When a statement has another statement as a component, it is referred to as a "higher-order statement", and the inference on it "higher-order inference". The embedded statement in another statement can be higher-order itself, and there is no limit on the level of embedding, though complicated statements formed in this way will get less and less attention, and is easily forgotten soon. In a higher-order statement, only the outer-most statement gets a NAL truth-value, while all the component-statements in it get binary truth-values (true/false).
For example consider statement: <(*, {Peter}, {<sky --> [blue]>}) --> say>. %f;c% ("Peter says that the sky is blue"), here the entire statement has a NAL truth value, while the term <sky --> [blue]>. is a statement itself, with a binary truth-value (as being "true").

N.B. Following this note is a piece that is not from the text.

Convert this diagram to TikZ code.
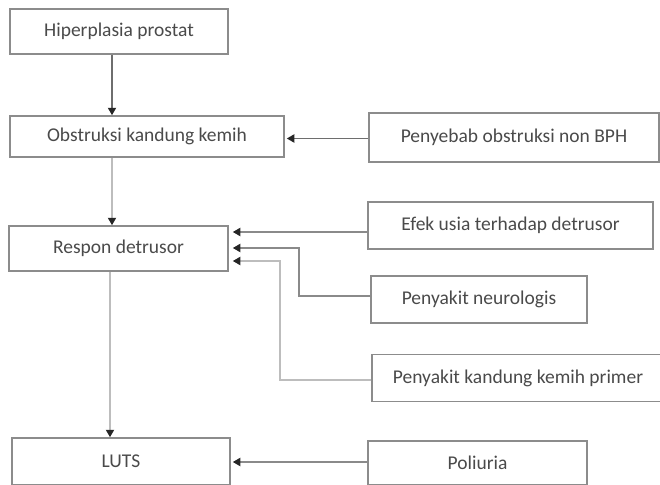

NAL-5 introduces two copulas that are defined only between statement, implication (==>) and equivalence (<=>), intuitively corresponding to "if then" and "if and only if", respectively. Implication and equivalence are defined similarly to inheritance and similarity and therefore one can establish correspondence between of first and higher order inference. See the table below:
| First-Order | Higher-Order |
|---|---|
| term | statement |
| inheritance | implication |
| similarity | equivalence |
| subject | antecedent |
| predicate | consequent |
| extension | sufficient condition |
| intension | necessary condition |
| extensional intersection | conjunction |
| intensional intersection | disjunction |
Given the correspondence, most first-order inference rules can be mapped isomorphically to higher-order. Some term connectors (such as sets, product, and images) treat statements as ordinary terms, so the related inference rules are used in both first-order and higher-order inference without any change.
In first-order NAL, there is no "term negation" (so "non-bird" is not a valid concept), but only "term difference" (so "animals other than birds" is a valid concept). In higher-order NAL, statement-level negation is introduced. For a statement with a NAL truth-value, the truth-value of its negation is obtained by switching its positive and negative evidence, so for the statement S. %f;c%, its negation is (--, S). %1-f; c%.
For an embedded statement, its negation is the same as binary (Boolean) negation.
In NAL, the traditional Law of Contrapositive <S ==> T> ≡ <(--, T) ==> (--, S)> is no longer true, since the two statements only share negative evidence, but have distinct positive evidence.